━━━ Listed records

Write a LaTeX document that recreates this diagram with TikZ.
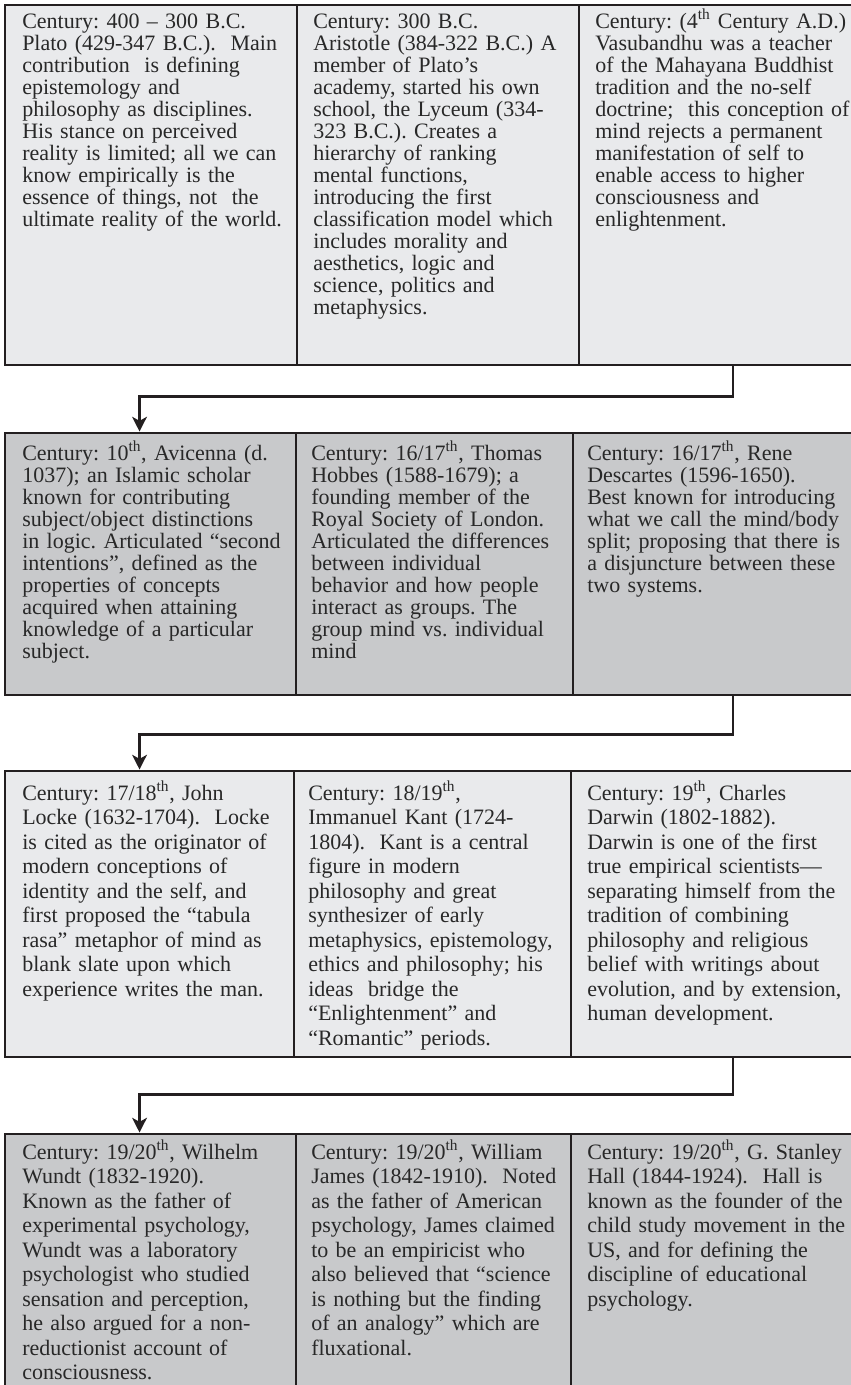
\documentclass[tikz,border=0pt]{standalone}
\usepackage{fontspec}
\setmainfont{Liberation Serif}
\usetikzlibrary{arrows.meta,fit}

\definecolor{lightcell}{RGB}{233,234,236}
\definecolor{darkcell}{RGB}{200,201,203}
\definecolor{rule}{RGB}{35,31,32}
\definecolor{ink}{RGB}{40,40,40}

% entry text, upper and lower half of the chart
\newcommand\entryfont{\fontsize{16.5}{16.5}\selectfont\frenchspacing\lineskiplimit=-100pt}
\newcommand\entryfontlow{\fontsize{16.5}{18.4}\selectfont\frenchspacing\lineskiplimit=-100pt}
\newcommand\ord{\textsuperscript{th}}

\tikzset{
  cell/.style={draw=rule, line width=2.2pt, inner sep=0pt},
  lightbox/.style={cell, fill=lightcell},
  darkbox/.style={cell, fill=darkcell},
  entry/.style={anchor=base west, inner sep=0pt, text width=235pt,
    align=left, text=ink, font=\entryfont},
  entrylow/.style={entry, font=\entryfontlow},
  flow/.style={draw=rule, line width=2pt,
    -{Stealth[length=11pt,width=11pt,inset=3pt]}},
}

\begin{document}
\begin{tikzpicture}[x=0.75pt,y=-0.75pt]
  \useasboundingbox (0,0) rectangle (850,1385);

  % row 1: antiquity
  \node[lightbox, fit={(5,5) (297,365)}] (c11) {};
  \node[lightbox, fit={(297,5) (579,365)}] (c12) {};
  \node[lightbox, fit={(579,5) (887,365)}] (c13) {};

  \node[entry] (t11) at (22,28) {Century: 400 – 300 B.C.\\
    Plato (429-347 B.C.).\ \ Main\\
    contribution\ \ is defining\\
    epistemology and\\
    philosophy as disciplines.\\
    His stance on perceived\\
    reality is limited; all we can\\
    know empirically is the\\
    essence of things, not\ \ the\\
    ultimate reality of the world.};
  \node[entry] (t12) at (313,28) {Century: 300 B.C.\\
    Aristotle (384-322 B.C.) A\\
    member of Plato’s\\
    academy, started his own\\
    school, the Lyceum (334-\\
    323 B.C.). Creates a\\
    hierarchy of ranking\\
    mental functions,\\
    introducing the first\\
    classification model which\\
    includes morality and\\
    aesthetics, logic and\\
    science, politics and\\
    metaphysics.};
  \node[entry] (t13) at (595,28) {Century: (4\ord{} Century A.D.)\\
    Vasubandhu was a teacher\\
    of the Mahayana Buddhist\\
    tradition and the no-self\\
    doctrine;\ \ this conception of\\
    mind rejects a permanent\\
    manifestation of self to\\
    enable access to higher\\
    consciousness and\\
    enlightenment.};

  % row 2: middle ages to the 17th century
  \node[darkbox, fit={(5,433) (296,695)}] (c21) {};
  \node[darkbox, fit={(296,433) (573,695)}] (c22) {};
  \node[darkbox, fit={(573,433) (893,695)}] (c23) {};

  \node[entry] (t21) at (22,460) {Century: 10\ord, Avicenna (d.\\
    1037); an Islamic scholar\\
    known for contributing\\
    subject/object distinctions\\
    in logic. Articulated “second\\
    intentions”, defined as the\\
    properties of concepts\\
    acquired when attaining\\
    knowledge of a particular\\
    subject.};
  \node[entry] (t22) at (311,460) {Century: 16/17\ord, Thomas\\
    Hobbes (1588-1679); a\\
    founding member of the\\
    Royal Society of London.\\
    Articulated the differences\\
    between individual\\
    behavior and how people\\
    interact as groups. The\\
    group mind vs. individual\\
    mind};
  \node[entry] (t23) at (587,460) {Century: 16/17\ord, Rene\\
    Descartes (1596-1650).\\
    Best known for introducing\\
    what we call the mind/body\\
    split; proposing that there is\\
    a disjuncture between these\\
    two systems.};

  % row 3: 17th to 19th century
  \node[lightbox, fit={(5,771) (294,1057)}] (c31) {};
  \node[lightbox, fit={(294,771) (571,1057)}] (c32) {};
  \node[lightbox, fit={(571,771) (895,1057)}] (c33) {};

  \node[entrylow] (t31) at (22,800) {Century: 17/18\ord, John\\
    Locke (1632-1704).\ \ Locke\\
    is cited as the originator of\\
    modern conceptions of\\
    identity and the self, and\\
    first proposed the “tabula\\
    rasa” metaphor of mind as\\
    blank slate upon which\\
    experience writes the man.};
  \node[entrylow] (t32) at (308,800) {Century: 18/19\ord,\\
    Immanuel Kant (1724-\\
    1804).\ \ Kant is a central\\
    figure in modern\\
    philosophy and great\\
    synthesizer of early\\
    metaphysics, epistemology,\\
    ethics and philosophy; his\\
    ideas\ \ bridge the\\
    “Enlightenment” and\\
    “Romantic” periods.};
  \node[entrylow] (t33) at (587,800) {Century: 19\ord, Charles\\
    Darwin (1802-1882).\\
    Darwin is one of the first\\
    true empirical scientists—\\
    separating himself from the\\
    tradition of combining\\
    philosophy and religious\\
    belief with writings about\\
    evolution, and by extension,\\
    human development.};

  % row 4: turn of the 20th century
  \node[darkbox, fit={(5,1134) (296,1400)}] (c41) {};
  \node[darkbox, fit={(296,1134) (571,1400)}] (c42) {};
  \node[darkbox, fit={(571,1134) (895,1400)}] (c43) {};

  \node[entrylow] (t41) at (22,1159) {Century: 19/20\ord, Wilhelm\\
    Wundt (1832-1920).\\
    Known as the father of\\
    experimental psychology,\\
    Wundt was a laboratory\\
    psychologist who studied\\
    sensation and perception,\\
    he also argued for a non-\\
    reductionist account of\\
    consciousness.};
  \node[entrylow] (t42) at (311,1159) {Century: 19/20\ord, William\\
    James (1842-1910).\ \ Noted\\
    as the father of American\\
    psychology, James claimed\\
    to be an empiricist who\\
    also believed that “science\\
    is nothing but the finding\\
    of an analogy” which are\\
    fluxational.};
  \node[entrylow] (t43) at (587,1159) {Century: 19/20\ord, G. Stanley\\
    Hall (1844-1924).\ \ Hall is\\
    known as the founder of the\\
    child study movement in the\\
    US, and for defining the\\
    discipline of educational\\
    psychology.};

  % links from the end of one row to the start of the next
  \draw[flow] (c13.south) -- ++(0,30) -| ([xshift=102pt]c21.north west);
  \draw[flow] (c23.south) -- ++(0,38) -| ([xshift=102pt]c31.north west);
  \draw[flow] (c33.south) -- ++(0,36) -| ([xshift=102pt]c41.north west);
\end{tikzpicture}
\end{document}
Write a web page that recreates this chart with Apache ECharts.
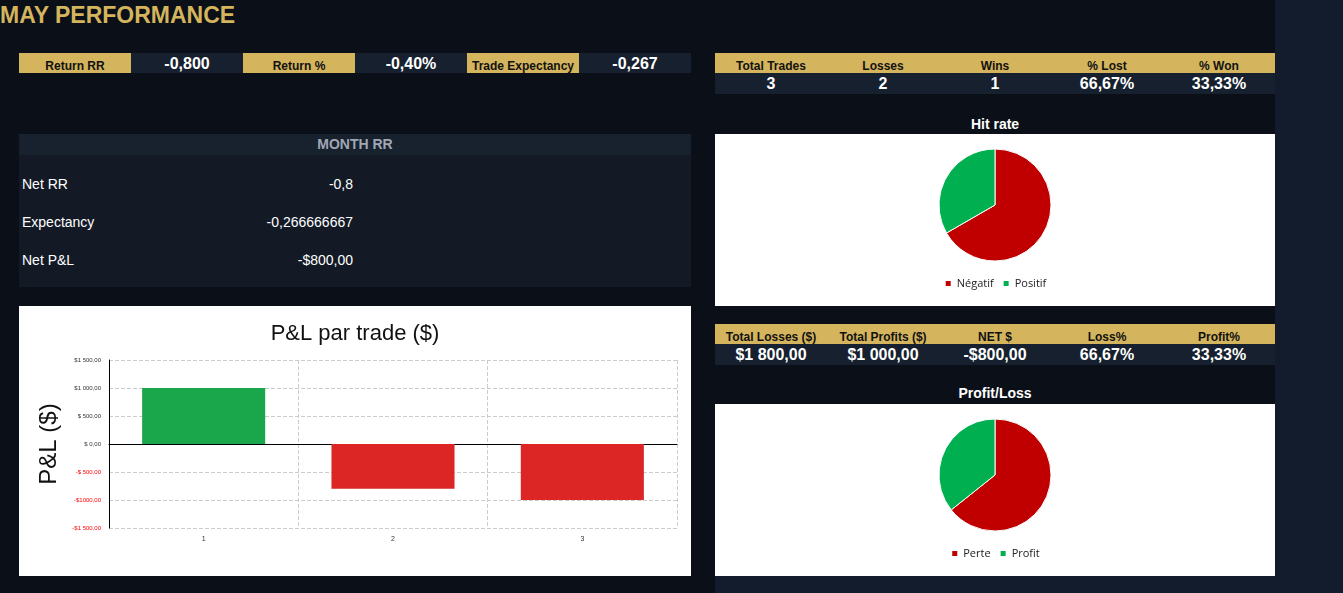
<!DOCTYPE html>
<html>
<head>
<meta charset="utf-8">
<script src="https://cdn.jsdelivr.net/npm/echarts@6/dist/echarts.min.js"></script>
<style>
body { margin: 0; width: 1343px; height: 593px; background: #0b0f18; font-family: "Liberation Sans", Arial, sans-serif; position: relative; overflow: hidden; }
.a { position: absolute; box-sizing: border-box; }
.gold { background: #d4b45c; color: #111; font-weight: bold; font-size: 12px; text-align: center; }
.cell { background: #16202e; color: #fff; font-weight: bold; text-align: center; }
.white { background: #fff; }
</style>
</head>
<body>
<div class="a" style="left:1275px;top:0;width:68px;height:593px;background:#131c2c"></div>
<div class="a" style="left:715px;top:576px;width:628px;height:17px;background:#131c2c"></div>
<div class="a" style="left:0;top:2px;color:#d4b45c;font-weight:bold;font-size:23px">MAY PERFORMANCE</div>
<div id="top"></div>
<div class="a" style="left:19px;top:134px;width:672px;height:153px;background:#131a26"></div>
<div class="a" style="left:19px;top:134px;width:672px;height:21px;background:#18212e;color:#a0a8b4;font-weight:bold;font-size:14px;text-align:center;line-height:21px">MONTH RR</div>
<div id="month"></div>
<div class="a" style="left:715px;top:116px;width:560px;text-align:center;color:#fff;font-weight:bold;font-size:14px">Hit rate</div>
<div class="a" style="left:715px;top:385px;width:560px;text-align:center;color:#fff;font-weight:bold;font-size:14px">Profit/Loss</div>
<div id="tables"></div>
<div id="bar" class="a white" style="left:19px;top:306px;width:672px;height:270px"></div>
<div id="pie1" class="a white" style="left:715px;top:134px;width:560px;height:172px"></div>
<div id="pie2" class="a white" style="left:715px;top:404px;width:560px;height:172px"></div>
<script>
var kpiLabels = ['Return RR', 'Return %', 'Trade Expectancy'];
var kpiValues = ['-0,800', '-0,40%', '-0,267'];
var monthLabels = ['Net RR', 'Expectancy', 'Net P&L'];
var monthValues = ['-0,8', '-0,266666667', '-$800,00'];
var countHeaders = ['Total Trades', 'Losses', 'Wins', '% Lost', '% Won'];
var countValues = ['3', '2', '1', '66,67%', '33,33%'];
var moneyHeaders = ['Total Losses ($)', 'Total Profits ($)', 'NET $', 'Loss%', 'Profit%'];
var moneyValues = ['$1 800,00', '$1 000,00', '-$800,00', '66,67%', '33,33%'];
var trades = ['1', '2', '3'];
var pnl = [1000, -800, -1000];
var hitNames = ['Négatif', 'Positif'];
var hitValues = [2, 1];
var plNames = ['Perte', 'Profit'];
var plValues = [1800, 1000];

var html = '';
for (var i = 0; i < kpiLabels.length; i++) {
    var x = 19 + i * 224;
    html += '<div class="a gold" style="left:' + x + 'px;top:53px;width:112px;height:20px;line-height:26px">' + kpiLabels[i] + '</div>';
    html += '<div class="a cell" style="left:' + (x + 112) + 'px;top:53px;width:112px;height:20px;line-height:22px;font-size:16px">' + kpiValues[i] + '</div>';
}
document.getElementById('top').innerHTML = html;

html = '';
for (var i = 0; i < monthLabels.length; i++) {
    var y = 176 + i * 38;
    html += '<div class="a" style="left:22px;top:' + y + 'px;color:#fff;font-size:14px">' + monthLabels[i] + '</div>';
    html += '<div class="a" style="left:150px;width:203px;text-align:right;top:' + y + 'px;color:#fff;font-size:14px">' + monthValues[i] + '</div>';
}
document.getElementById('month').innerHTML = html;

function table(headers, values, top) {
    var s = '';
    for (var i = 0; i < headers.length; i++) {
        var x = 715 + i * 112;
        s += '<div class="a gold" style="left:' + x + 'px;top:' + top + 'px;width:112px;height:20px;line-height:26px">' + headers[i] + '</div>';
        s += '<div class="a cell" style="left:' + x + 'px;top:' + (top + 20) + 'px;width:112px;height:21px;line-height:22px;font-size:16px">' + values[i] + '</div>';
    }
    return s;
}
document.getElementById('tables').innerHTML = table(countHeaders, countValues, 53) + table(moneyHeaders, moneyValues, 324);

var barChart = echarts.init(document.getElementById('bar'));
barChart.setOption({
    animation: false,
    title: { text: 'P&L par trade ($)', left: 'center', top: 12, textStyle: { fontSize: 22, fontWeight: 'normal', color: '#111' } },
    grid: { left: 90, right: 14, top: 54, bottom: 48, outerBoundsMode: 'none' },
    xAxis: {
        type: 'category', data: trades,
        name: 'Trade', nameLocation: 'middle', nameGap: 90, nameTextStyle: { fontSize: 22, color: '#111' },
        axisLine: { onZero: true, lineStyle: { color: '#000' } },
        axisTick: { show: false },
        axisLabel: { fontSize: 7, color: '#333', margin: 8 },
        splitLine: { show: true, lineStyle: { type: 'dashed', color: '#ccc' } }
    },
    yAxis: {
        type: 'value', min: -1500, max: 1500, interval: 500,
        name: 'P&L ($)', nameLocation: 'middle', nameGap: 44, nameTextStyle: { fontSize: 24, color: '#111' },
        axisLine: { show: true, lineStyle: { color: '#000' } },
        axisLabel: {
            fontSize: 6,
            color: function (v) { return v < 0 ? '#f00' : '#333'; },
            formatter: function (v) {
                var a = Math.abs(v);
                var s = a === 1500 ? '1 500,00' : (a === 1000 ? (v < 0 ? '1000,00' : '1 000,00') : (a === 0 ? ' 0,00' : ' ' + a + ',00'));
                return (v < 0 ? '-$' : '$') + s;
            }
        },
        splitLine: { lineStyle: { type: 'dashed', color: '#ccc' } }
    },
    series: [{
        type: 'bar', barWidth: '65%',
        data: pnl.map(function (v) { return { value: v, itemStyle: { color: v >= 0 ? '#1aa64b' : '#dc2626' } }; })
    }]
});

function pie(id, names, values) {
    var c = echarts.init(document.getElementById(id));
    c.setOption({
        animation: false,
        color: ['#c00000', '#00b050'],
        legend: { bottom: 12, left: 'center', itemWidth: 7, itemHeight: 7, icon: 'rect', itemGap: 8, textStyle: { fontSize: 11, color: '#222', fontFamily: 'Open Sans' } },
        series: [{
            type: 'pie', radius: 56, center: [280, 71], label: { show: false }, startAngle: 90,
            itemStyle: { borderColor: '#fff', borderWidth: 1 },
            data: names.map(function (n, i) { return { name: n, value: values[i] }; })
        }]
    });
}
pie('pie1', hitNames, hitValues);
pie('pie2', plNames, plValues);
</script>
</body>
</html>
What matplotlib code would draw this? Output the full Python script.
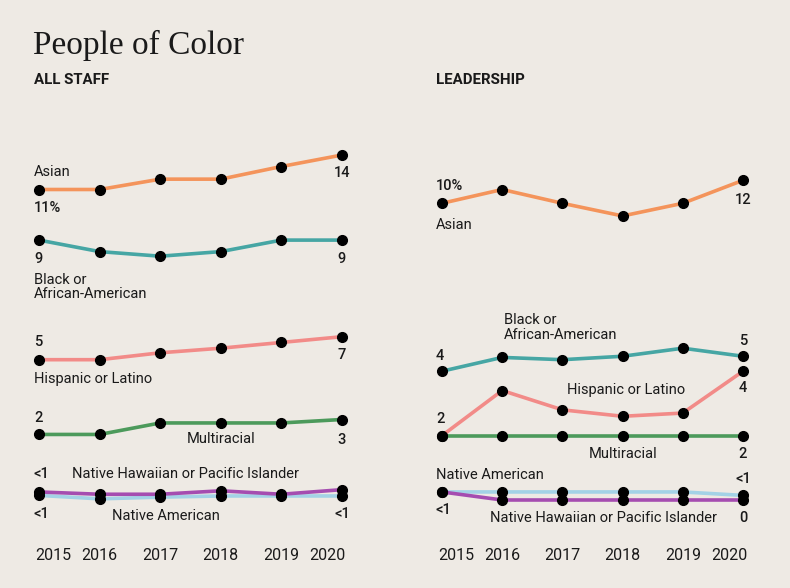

━━━━━━

#### Task instructions:
Return the material line for line, from its beginning to the line that contains "(0,0) rectangle (850,1385);", with the pictures left out.

#### Final result:
Write a LaTeX document that recreates this diagram with TikZ.
\documentclass[tikz,border=0pt]{standalone}
\usepackage{fontspec}
\setmainfont{Liberation Serif}
\usetikzlibrary{arrows.meta,fit}

\definecolor{lightcell}{RGB}{233,234,236}
\definecolor{darkcell}{RGB}{200,201,203}
\definecolor{rule}{RGB}{35,31,32}
\definecolor{ink}{RGB}{40,40,40}

% entry text, upper and lower half of the chart
\newcommand\entryfont{\fontsize{16.5}{16.5}\selectfont\frenchspacing\lineskiplimit=-100pt}
\newcommand\entryfontlow{\fontsize{16.5}{18.4}\selectfont\frenchspacing\lineskiplimit=-100pt}
\newcommand\ord{\textsuperscript{th}}

\tikzset{
  cell/.style={draw=rule, line width=2.2pt, inner sep=0pt},
  lightbox/.style={cell, fill=lightcell},
  darkbox/.style={cell, fill=darkcell},
  entry/.style={anchor=base west, inner sep=0pt, text width=235pt,
    align=left, text=ink, font=\entryfont},
  entrylow/.style={entry, font=\entryfontlow},
  flow/.style={draw=rule, line width=2pt,
    -{Stealth[length=11pt,width=11pt,inset=3pt]}},
}

\begin{document}
\begin{tikzpicture}[x=0.75pt,y=-0.75pt]
  \useasboundingbox (0,0) rectangle (850,1385);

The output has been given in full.